B. Courtney Doagoo, Mistrale Goudreau, Teresa Scassa and Madelaine Saginur
Over the past two decades, globalization, digitization, and the rise of the Internet have each contributed to a new prominence for intellectual property law in public policy debates around the world. Questions about how intellectual property is controlled, licensed, used, and reused are all part of a growing public discourse that now engages far more than an elite cadre of lawyers. Because intellectual property law now trenches so deeply on issues of economics, culture, health, commerce, creativity, and intellectual freedom, it is no surprise that there is also a burgeoning literature on intellectual property issues that comes, not just from legal academics or lawyers, but from those trained in other disciplines.

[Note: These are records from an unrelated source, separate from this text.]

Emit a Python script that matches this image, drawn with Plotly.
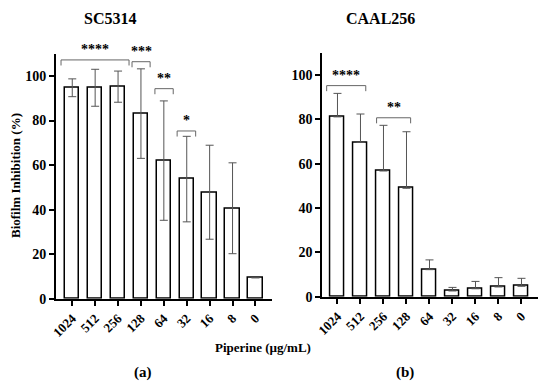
import plotly.graph_objects as go

categories = ["1024", "512", "256", "128", "64", "32", "16", "8", "0"]

sc5314_mean = [94.7, 94.7, 95.2, 83.1, 62.0, 53.7, 47.8, 40.6, 9.4]
sc5314_sd = [4.0, 8.3, 7.0, 20.1, 26.8, 19.2, 21.1, 20.4, 0.0]

caal256_mean = [81.1, 69.6, 56.7, 48.9, 12.2, 2.6, 3.6, 4.4, 4.7]
caal256_sd = [10.6, 12.8, 20.6, 25.5, 4.4, 1.6, 3.3, 4.2, 3.6]

y_ticks = [0, 20, 40, 60, 80, 100]

# significance brackets: (x0, x1, y, label)
sc5314_brackets = [(-0.49, 2.48, 107.2, "****"), (2.61, 3.40, 106.4, "***"),
                   (3.61, 4.41, 94.3, "**"), (4.58, 5.39, 75.3, "*")]
caal256_brackets = [(-0.47, 1.23, 95.2, "****"), (1.70, 3.18, 80.7, "**")]

FONT = "Liberation Serif"
idx = list(range(len(categories)))

fig = go.Figure()
fig.add_trace(go.Bar(
    x=idx, y=sc5314_mean, width=0.63, xaxis="x", yaxis="y",
    marker=dict(color="white", line=dict(color="black", width=1.5)),
    error_y=dict(type="data", array=sc5314_sd, visible=True, color="#555555",
                 thickness=1, width=4),
    showlegend=False))
fig.add_trace(go.Bar(
    x=idx, y=caal256_mean, width=0.63, xaxis="x2", yaxis="y2",
    marker=dict(color="white", line=dict(color="black", width=1.5)),
    error_y=dict(type="data", symmetric=False, array=caal256_sd,
                 arrayminus=[0] * len(caal256_sd), visible=True,
                 color="#555555", thickness=1, width=4),
    showlegend=False))

xcommon = dict(tickmode="array", tickvals=idx, ticktext=categories, tickangle=-45,
               showline=True, linecolor="black", linewidth=2, ticks="outside",
               ticklen=5, tickwidth=1.5, tickcolor="black", showgrid=False,
               zeroline=False, automargin=False,
               tickfont=dict(family=FONT, size=13, color="black", weight="bold"))
ycommon = dict(range=[0, 110], tickvals=y_ticks, showline=True, linecolor="black",
               linewidth=2, ticks="outside", ticklen=5, tickwidth=1.5,
               tickcolor="black", showgrid=False, zeroline=False, automargin=False,
               tickfont=dict(family=FONT, size=14, color="black", weight="bold"))

YD1 = [0.2262, 0.8609]
YD2 = [0.2313, 0.8632]
fig.update_layout(
    template="none",
    width=550, height=386, margin=dict(l=0, r=0, t=0, b=0),
    plot_bgcolor="white", paper_bgcolor="white",
    font=dict(family=FONT, color="black"),
    xaxis=dict(domain=[0.1018, 0.494], range=[-0.71, 8.71], anchor="y", **xcommon),
    yaxis=dict(domain=YD1, anchor="x", **ycommon),
    xaxis2=dict(domain=[0.586, 0.9787], range=[-0.66, 8.73], anchor="y2", **xcommon),
    yaxis2=dict(domain=YD2, anchor="x2", **ycommon),
    bargap=0,
)

def add_brackets(brs, xr, yr):
    for x0, x1, y, lab in brs:
        fig.add_shape(type="path", xref=xr, yref=yr,
                      path=f"M {x0} {y-2.5} L {x0} {y} L {x1} {y} L {x1} {y-2.5}",
                      line=dict(color="#666666", width=1))
        fig.add_annotation(x=(x0 + x1) / 2, y=y, xref=xr, yref=yr, text="<b>" + lab + "</b>",
                           showarrow=False, yanchor="bottom", yshift=1,
                           font=dict(family=FONT, size=14, color="#000000"))

add_brackets(sc5314_brackets, "x", "y")
add_brackets(caal256_brackets, "x2", "y2")

def txt(x, y, s, size, angle=0):
    fig.add_annotation(x=x / 550, y=1 - y / 386, xref="paper", yref="paper",
                       text=s, showarrow=False, textangle=angle,
                       xanchor="center", yanchor="middle",
                       font=dict(family=FONT, size=size, color="black"))

txt(110, 19, "<b>SC5314</b>", 16)
txt(380, 19, "<b>CAAL256</b>", 16)
txt(15, 176, "<b>Biofilm Inhibition (%)</b>", 13, -90)
txt(263, 347, "<b>Piperine (µg/mL)</b>", 13)
txt(143, 372, "<b>(a)</b>", 15)
txt(405, 372, "<b>(b)</b>", 15)

fig.write_html("out.html", config={"displayModeBar": False},
               post_script="document.body.style.margin='0';")
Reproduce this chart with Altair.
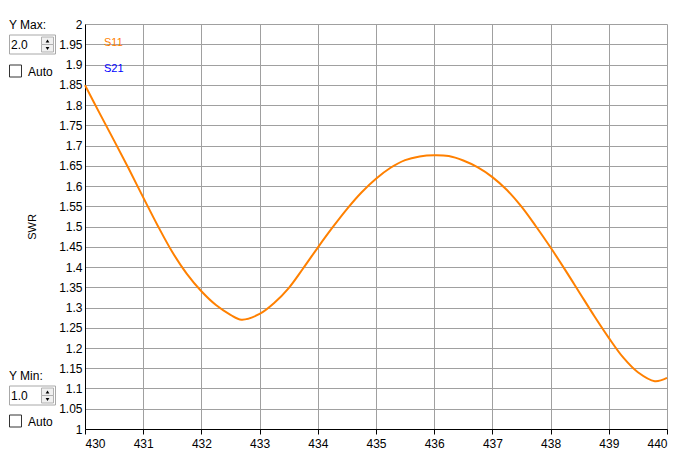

In the spring of 2012, the Centre for Law, Technology, and Society at the University of Ottawa hosted a workshop that sought to bring together academics from different disciplines interested in intellectual property law in order to stimulate discussion across disciplines, to encourage the development of collaborative efforts, and to produce a body of research that explores intellectual property law issues from explicitly interdisciplinary perspectives. The collection of papers in this book is the product of this workshop.
About the Author:
Teresa Scassa is the Canada Research Chair in Information Law. She is a founder and former editor of the Canadian Journal of Law and Technology; author of Canadian Trademark Law (LexisNexis, 2010); co-author of Electronic Commerce and Internet Law in Canada (CCH Canadian Ltd, 2012), which was the winner of the 2013 Walter Owen Book Prize; and co-author of Canadian Intellectual Property Law: Cases, Notes and Materials (Emond Montgomery, 2013). She is also a co-editor of the recently published Intellectual Property for the 21st Century: Interdisciplinary Approaches (Irwin Law, 2014). She is a member of the External Advisory Committee of the Office of the Privacy Commissioner of Canada, and of the Canadian Government Advisory Committee on Open Government. She has written widely in the areas of intellectual property law, law and technology, and privacy.